Most AI ROI calculations are wrong — not because the math is wrong, but because they're measuring the wrong things. Counting the hours AI "saved" as if they became revenue is one common mistake. Attributing improvements to AI that would have happened anyway is another. Here's how to measure what AI is actually doing for your business.
Why Most ROI Calculations Are Wrong
The typical calculation: "Our team spends 10 hours per week on task X. AI cuts that to 3 hours. 7 hours saved × average hourly rate = £Z in value." This is a reasonable starting point but it assumes those 7 hours become productive in other ways, that the quality of output is maintained, and that there are no new costs (oversight, error correction, tool licensing) to offset the savings. In practice, all three assumptions are often wrong.
Metrics That Matter
Time saved — with conditions
Time saved is real if: the saved time is redirected to a measurable alternative use, and the quality of the AI-assisted output equals or exceeds the human-only baseline. Measure both. "We save 5 hours a week on reports" is only valuable if those 5 hours become client calls, product development, or something else with measurable output.
Output quality — against a baseline
If AI is assisting with a task, compare the quality of AI-assisted output to pre-AI output using the same criteria you used before. For writing tasks: accuracy, clarity, relevance. For customer support: resolution rate, satisfaction score. For code: bug rate, review time. If quality drops, the time savings are partially or fully offset by the cost of fixing errors.

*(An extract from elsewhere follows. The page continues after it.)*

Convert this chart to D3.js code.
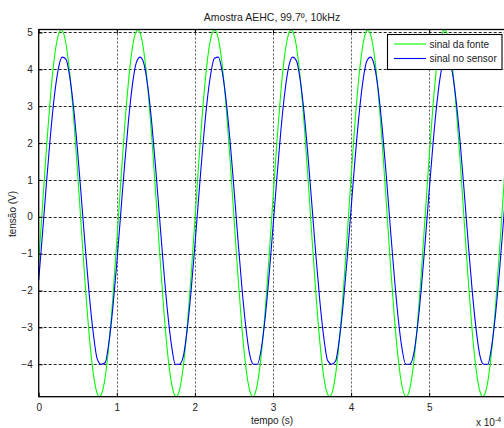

Error rate and correction cost
Track how often AI output needs significant correction. Every correction is a cost. In most implementations, error correction is the hidden cost that erodes the ROI calculation — especially in the early months when prompts haven't been refined yet.
Capacity unlocked
Sometimes the value of AI isn't saving time on existing tasks — it's enabling tasks that weren't possible at all. A two-person content team that couldn't publish more than twice a week can now publish five times a week with the same headcount. That's a capacity unlock, not just a time saving, and it needs to be valued differently.
Metrics That Mislead
"Hours saved" without redirection
If the saved hours result in people browsing the internet or attending more meetings, the ROI is zero. Track what the freed time is used for, not just that it was freed.
Comparison to the worst-case human baseline
If your baseline is "how long it takes the slowest person to do this task", you're not measuring AI's value — you're measuring underperformance. Use a realistic baseline: how long it takes a competent, experienced person with good tools.
Volume metrics without quality check
"We produce 3x more content" is meaningless if the additional content performs worse than the original. Track downstream metrics: engagement, conversion, customer feedback — not just production volume.
A Practical Measurement Approach
- Identify one task type where AI is deployed
- Measure pre-AI baseline: time taken + quality metric + error rate
- Deploy AI assistance for 6 weeks
- Measure the same three metrics
- Calculate the net change, accounting for: tool cost, setup time, oversight time, correction time
- If net positive: expand to similar task types. If neutral or negative: adjust the implementation first.
Six weeks is the minimum for a reliable signal — the first two weeks are always noisy as the team adapts to the new workflow.